ADR-011: Generated-first documentation¶
Date: 2026-05-27 Status: Accepted Deciders: Sandeep Jayaprakash
Context¶
The project needs documentation that evolves with the codebase rather than rotting. The spec (§4) lists a target doc set (REVIEWER_GUIDE, ARCHITECTURE, DATA_DICTIONARY, CORPUS_CONTRACT, STREAMING_DESIGN, PRODUCTION_NOTES, MkDocs). The risk with several of these — especially the data dictionary and the corpus contract — is that a hand-written copy of the schemas silently diverges from the code as tables change.
Decision¶
Adopt a generated-first documentation strategy with three tiers:
- Living (hand-maintained, change often): HANDOFF, CHANGELOG, ADRs (append-only), ARCHITECTURE (as-built — distinct from the frozen spec).
- Generated (derived from code, never hand-edited): DATA_DICTIONARY is rendered from
local/transforms/registry.pyschemas +local/validation/schema_registry.pyrules byscripts/gen_data_dictionary.py. A test (tests/test_docs_generated.py) asserts the committed file matches the generator output, so it cannot drift. API reference will use mkdocstrings over the existing docstrings (Session 5). - Synthesized (written once at a milestone): REVIEWER_GUIDE, full README, PRODUCTION_NOTES, STREAMING_DESIGN — Session 5.
Supporting practices: ADRs are immutable (supersede, never edit); diagrams are
diagrams-as-code (Mermaid, render on GitHub, diff in git); contracts are verified by tests
(the forthcoming CORPUS_CONTRACT gets a schema-conformance test with the Gold layer);
docs/BENCHMARKS.md records real run metrics as a regression baseline.
Alternatives considered¶
| Option | Pros | Cons | Why rejected |
|---|---|---|---|
| Hand-write all docs | Full control, no tooling | Drift is near-certain as schemas change | Defeats "evolves with the project" |
| Generated-first (chosen) | Code-mirroring docs can't drift; verified by tests | A little tooling up front | Best fit; matches the repo's production-pattern ethos |
| All docs in Session 5 | Less work mid-build | Dictionary/contract stale through Sessions 2–4; no living baseline | Loses the value of evolving docs |
Consequences¶
Positive: - DATA_DICTIONARY is always correct (test-enforced); changing a schema forces a regen. - ARCHITECTURE/BENCHMARKS give reviewers an honest, current view at any commit. - Demonstrates documentation engineering — a portfolio signal.

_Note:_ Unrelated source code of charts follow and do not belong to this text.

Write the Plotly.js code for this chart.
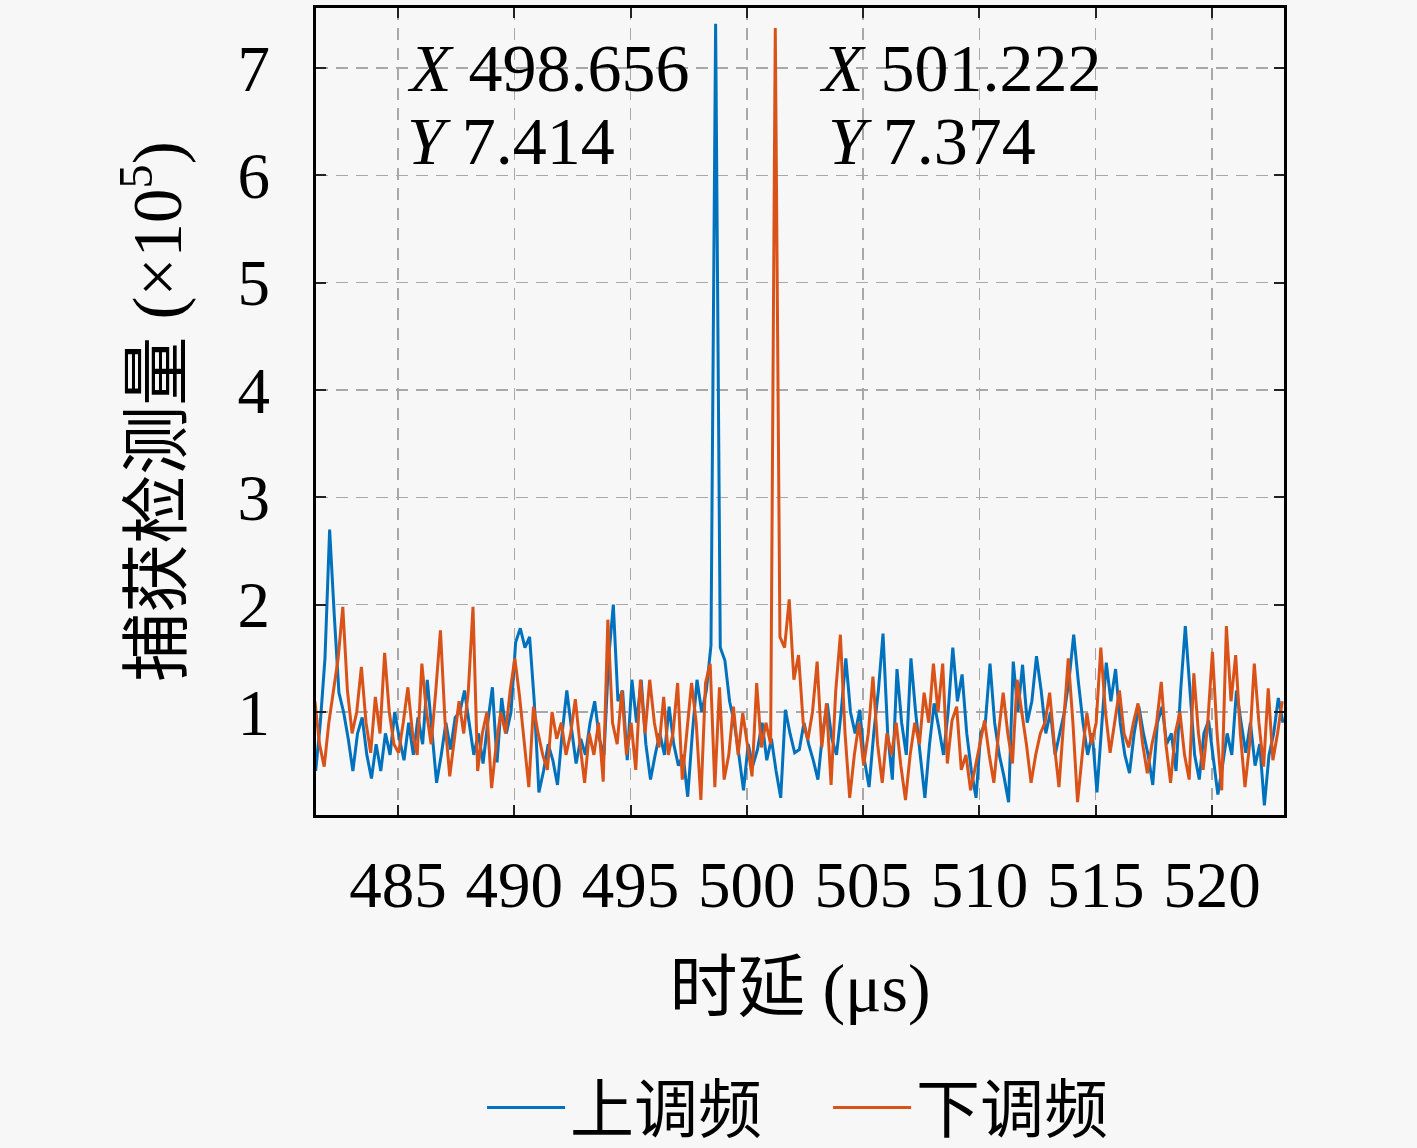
<!DOCTYPE html>
<html>
<head>
<meta charset="utf-8">
<script src="https://cdn.plot.ly/plotly-3.0.1.min.js"></script>
<style>
  html, body { margin: 0; padding: 0; background: #f7f7f7; }
  #chart { width: 1417px; height: 1148px; }
</style>
</head>
<body>
<div id="chart"></div>
<script>
// sample grid (µs) for each sweep
const upStart = 481.456;
const downStart = 481.422;
const step = 0.2;

// 上调频 (up-chirp) detection values, x1e5
const upValues = [
  0.45, 0.9, 1.5, 2.7, 1.9, 1.18, 1.0, 0.75, 0.45, 0.8,
  0.95, 0.6, 0.38, 0.7, 0.45, 0.8, 0.6, 1.0, 0.75, 0.55,
  0.9, 0.6, 0.95, 0.7, 1.3, 0.8, 0.34, 0.6, 0.9, 0.65,
  0.95, 1.0, 1.2, 0.9, 0.6, 0.8, 0.52, 0.9, 1.23, 0.53,
  1.13, 0.8, 1.0, 1.65, 1.78, 1.6, 1.7, 1.1, 0.25, 0.45,
  0.7, 0.55, 0.32, 0.8, 1.2, 0.85, 0.52, 0.75, 0.6, 0.9,
  1.1, 0.75, 0.6, 1.5, 2.0, 1.1, 1.2, 0.55, 1.3, 0.9,
  1.3, 0.7, 0.37, 0.6, 0.8, 0.6, 1.05, 0.7, 0.5, 0.6,
  0.21, 0.8, 1.3, 1.0, 1.2, 1.62, 7.414, 1.6, 1.48, 1.1,
  0.9, 0.6, 0.27, 0.7, 0.5, 0.65, 0.9, 0.55, 0.75, 0.45,
  0.2, 1.02, 0.8, 0.62, 0.65, 0.9, 0.7, 0.55, 0.37, 0.8,
  1.08, 0.75, 0.6, 1.0, 1.5, 1.0, 0.8, 1.02, 0.55, 0.3,
  0.8, 1.2, 1.73, 0.8, 0.37, 1.4, 0.9, 0.6, 1.5, 1.0,
  0.6, 0.2, 0.7, 1.08, 0.85, 0.6, 1.0, 1.6, 1.1, 1.35,
  0.8, 0.45, 0.2, 0.8, 0.9, 1.45, 0.9, 0.6, 0.4, 0.16,
  1.47, 1.0, 1.44, 0.9, 1.1, 1.52, 1.2, 0.8, 1.0, 0.6,
  0.8, 1.0, 1.3, 1.72, 1.28, 0.9, 0.6, 0.8, 0.25, 0.9,
  1.46, 1.1, 1.4, 0.9, 0.6, 0.43, 0.8, 1.05, 0.8, 0.6,
  0.32, 0.9, 1.05, 0.7, 0.8, 0.45, 1.2, 1.8, 1.2, 0.6,
  0.37, 0.8, 0.92, 0.6, 0.23, 0.5, 0.8, 0.6, 1.2, 0.9,
  0.62, 0.9, 0.5, 0.7, 0.13, 0.6, 0.8, 1.13, 0.9
];

// 下调频 (down-chirp) detection values, x1e5
const downValues = [
  1.1, 0.7, 0.49, 0.9, 1.2, 1.5, 1.98, 1.2, 0.8, 1.0,
  1.42, 0.9, 0.62, 1.14, 0.8, 1.55, 1.0, 0.7, 0.62, 0.9,
  1.23, 0.8, 0.6, 1.45, 1.0, 0.7, 1.2, 1.76, 0.9, 0.4,
  0.75, 1.1, 0.8, 1.2, 1.98, 0.45, 0.8, 1.0, 0.29, 0.7,
  1.0, 0.8, 1.2, 1.5, 1.15, 0.7, 0.3, 1.05, 0.8, 0.6,
  0.46, 1.0, 0.75, 0.9, 0.6, 0.8, 1.12, 0.7, 0.34, 0.8,
  0.6, 0.9, 0.35, 1.86, 0.9, 0.7, 1.2, 0.6, 0.9, 0.46,
  1.3, 0.8, 1.3, 0.9, 0.67, 1.14, 0.6, 0.8, 1.27, 0.37,
  0.8, 1.27, 0.9, 0.18, 1.27, 1.45, 0.3, 1.23, 0.37, 0.6,
  1.05, 0.6, 0.99, 0.7, 0.4, 1.27, 0.67, 0.9, 0.7, 7.374,
  1.7, 1.6, 2.05, 1.3, 1.53, 0.9, 0.74, 1.0, 1.47, 0.67,
  1.08, 0.32, 1.2, 1.72, 0.8, 0.2, 0.6, 0.9, 0.5, 0.8,
  1.33, 0.7, 0.34, 0.8, 0.6, 0.9, 0.5, 0.18, 0.6, 0.9,
  0.7, 1.18, 0.9, 1.45, 1.0, 1.45, 0.52, 0.92, 1.05, 0.46,
  0.6, 0.27, 0.5, 0.7, 0.92, 0.6, 0.34, 0.8, 1.18, 0.8,
  0.52, 1.3, 1.0, 0.7, 0.34, 0.6, 0.8, 0.9, 1.18, 0.7,
  0.3, 0.9, 1.5, 0.9, 0.16, 0.6, 0.99, 0.7, 0.9, 1.6,
  1.0, 0.62, 0.9, 1.2, 0.8, 0.67, 0.9, 1.08, 0.7, 0.43,
  0.7, 0.9, 1.28, 0.7, 0.34, 0.8, 1.0, 0.6, 0.37, 1.36,
  0.8, 0.46, 0.9, 1.56, 0.8, 0.27, 1.8, 1.1, 1.53, 0.8,
  0.3, 0.7, 1.45, 0.9, 0.49, 1.22, 0.55, 0.8, 1.1
];

const seriesNames = ["上调频", "下调频"];
const xTicks = [485, 490, 495, 500, 505, 510, 515, 520];
const yTicks = [1, 2, 3, 4, 5, 6, 7];

// data tips
const peakX = [498.656, 501.222];
const peakY = [7.414, 7.374];

const serif = "Liberation Serif, Noto Sans CJK SC, serif";
const bg = "#f7f7f7";

const traces = [
  {
    x0: upStart, dx: step, y: upValues,
    type: "scatter", mode: "lines", name: seriesNames[0],
    line: { color: "#0072BD", width: 3 },
  },
  {
    x0: downStart, dx: step, y: downValues,
    type: "scatter", mode: "lines", name: seriesNames[1],
    line: { color: "#D95319", width: 3 },
  },
];

const axisCommon = {
  showline: true, linecolor: "#000", linewidth: 3, mirror: "ticks",
  ticks: "inside", ticklen: 10, tickwidth: 2, tickcolor: "#222",
  showgrid: true, gridcolor: "#a8a8a8", gridwidth: 1.5, griddash: "12px,8px",
  zeroline: false,
  tickfont: { family: serif, size: 65, color: "#000" },
};

const tipFont = { family: serif, size: 68, color: "#000" };

const layout = {
  width: 1417, height: 1148,
  margin: { l: 316, r: 133, t: 8, b: 333 },
  paper_bgcolor: bg, plot_bgcolor: bg,
  showlegend: true,
  xaxis: Object.assign({}, axisCommon, {
    range: [481.47, 523.1],
    tickvals: xTicks,
    ticklabelstandoff: 11,
    title: { text: "时延 (μs)", font: { family: serif, size: 68, color: "#000" }, standoff: 44 },
  }),
  yaxis: Object.assign({}, axisCommon, {
    range: [0.04, 7.56],
    tickvals: yTicks,
    ticklabelstandoff: 30,
    title: { text: "捕获检测量 (×10<sup>5</sup>)", font: { family: serif, size: 69, color: "#000" }, standoff: 34 },
  }),
  legend: {
    orientation: "h", x: 0.529, xanchor: "center",
    yref: "container", y: 0.035, yanchor: "middle",
    font: { family: serif, size: 64, color: "#000" },
    bgcolor: "rgba(0,0,0,0)", itemwidth: 78, entrywidth: 253, entrywidthmode: "pixels",
  },
  annotations: [
    { x: 485.3, y: 7.0, xref: "x", yref: "y", xanchor: "left", yanchor: "middle",
      text: "<i>X</i> " + peakX[0].toFixed(3), showarrow: false, font: tipFont },
    { x: 485.3, y: 6.32, xref: "x", yref: "y", xanchor: "left", yanchor: "middle",
      text: "<i>Y</i> " + peakY[0].toFixed(3), showarrow: false, font: tipFont },
    { x: 503.0, y: 7.0, xref: "x", yref: "y", xanchor: "left", yanchor: "middle",
      text: "<i>X</i> " + peakX[1].toFixed(3), showarrow: false, font: tipFont },
    { x: 503.4, y: 6.32, xref: "x", yref: "y", xanchor: "left", yanchor: "middle",
      text: "<i>Y</i> " + peakY[1].toFixed(3), showarrow: false, font: tipFont },
  ],
};

Plotly.newPlot("chart", traces, layout, { staticPlot: true });
</script>
</body>
</html>
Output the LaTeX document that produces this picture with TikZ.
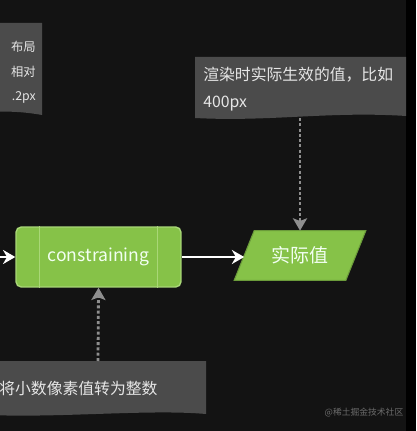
\documentclass[tikz,border=0pt]{standalone}
\usepackage{fontspec}
\setmainfont{Noto Sans CJK SC}
\usepackage{tikz}
\usetikzlibrary{shapes.geometric, arrows.meta, positioning, calc, backgrounds}
\definecolor{bgDark}{HTML}{131313}
\definecolor{noteGray}{HTML}{4B4B4B}
\definecolor{noteText}{HTML}{E6E6E6}
\definecolor{procGreen}{HTML}{86C248}
\definecolor{procEdge}{HTML}{A9D777}
\definecolor{arrGray}{HTML}{8E8E8E}

\begin{document}
\begin{tikzpicture}[x=0.02cm, y=-0.02cm,
    procbox/.style={rectangle, rounded corners=3pt, fill=procGreen, draw=procEdge, line width=0.8pt,
      minimum width=3.3cm, minimum height=1.2cm, text=white!95!green, font=\fontsize{10}{12}\selectfont},
    databox/.style={rectangle, minimum width=2.22cm, minimum height=0.98cm, inner sep=0pt,
      text=white!95!green, font=\fontsize{10.8}{12}\selectfont},
    notetext/.style={text=noteText, inner sep=0pt},
    warr/.style={-{Stealth[length=7pt, width=8pt]}, line width=1.6pt, white},
    darr/.style={-{Stealth[length=7pt, width=8pt, inset=1.5pt]}, line width=1.6pt, arrGray,
      dash pattern=on 1.7pt off 1.3pt}
  ]
  \useasboundingbox (0,0) rectangle (416,431);
  \begin{scope}[on background layer]
    \fill[bgDark] (0,0) rectangle (416,431);
    \fill[black] (406,0) rectangle (416,431);
  \end{scope}

  % notes
  \fill[noteGray] (-10,23) -- (42,23) -- (42,115) .. controls (25,112) and (10,111) .. (-10,112) -- cycle;
  \fill[noteGray] (195,57) -- (406,57) -- (406,116) .. controls (330,111) and (270,122) .. (195,118) -- cycle;
  \fill[noteGray] (-10,361) -- (206,361) -- (206,414) .. controls (150,409) and (60,418) .. (-10,415) -- cycle;

  \node[notetext, anchor=north east, align=right, font=\fontsize{7}{13.9}\selectfont] (lnote) at (36,41) {布局\\相对\\.2px};
  \node[notetext, anchor=north west, align=left, font=\fontsize{9}{15.4}\selectfont] (rnote) at (203,67) {渲染时实际生效的值，比如\\400px};
  \node[notetext, anchor=west, font=\fontsize{9}{11}\selectfont] (bnote) at (-1,389) {将小数像素值转为整数};
  \coordinate (rnotebot) at (300,118);
  \coordinate (bnotetop) at (98,361);
  \coordinate (inleft) at (-2,257);

  % main flow
  \node[procbox] (constr) at (98.5,257) {constraining};
  \draw[procEdge] ([xshift=0.48cm]constr.north west) -- ([xshift=0.48cm]constr.south west);
  \draw[procEdge] ([xshift=-0.48cm]constr.north east) -- ([xshift=-0.48cm]constr.south east);
  \node[databox] (actual) at (300,255.5) {实际值};
  \begin{scope}[on background layer]
    \filldraw[fill=procGreen, draw=procGreen!80!black, line width=0.6pt]
      ([xshift=-0.2cm]actual.south west) -- ([xshift=0.2cm]actual.north west)
      -- ([xshift=0.2cm]actual.north east) -- ([xshift=-0.2cm]actual.south east) -- cycle;
  \end{scope}

  \draw[warr] (inleft) -- (constr.west);
  \draw[warr] (constr.east) -- (constr.east -| actual.west);
  \draw[darr] (rnotebot) -- (actual.north);
  \draw[darr] (bnotetop) -- (constr.south);

  \node[text=white!42!black, font=\fontsize{5}{6}\selectfont] (mark) at (364,413) {@稀土掘金技术社区};
\end{tikzpicture}
\end{document}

Negative: - Contributors must run the generator (or CI will flag a stale dictionary).
Neutral:
- CORPUS_CONTRACT + its conformance test are deferred to the Gold session, since a
contract test is only meaningful once gold.encounter_summary exists.
Implementation notes¶
scripts/gen_data_dictionary.py(render()pure +--checkfor CI) →docs/DATA_DICTIONARY.md.tests/test_docs_generated.py— fails if the dictionary is stale or misses a table.docs/ARCHITECTURE.md(as-built + Mermaid),docs/BENCHMARKS.md(real run metrics).- Decision recorded in HANDOFF and the project memory
doc-strategy-generated-first. - Related: ADR-009 (schemas/registry that feed the generator), ADR-004 (Arrow schemas).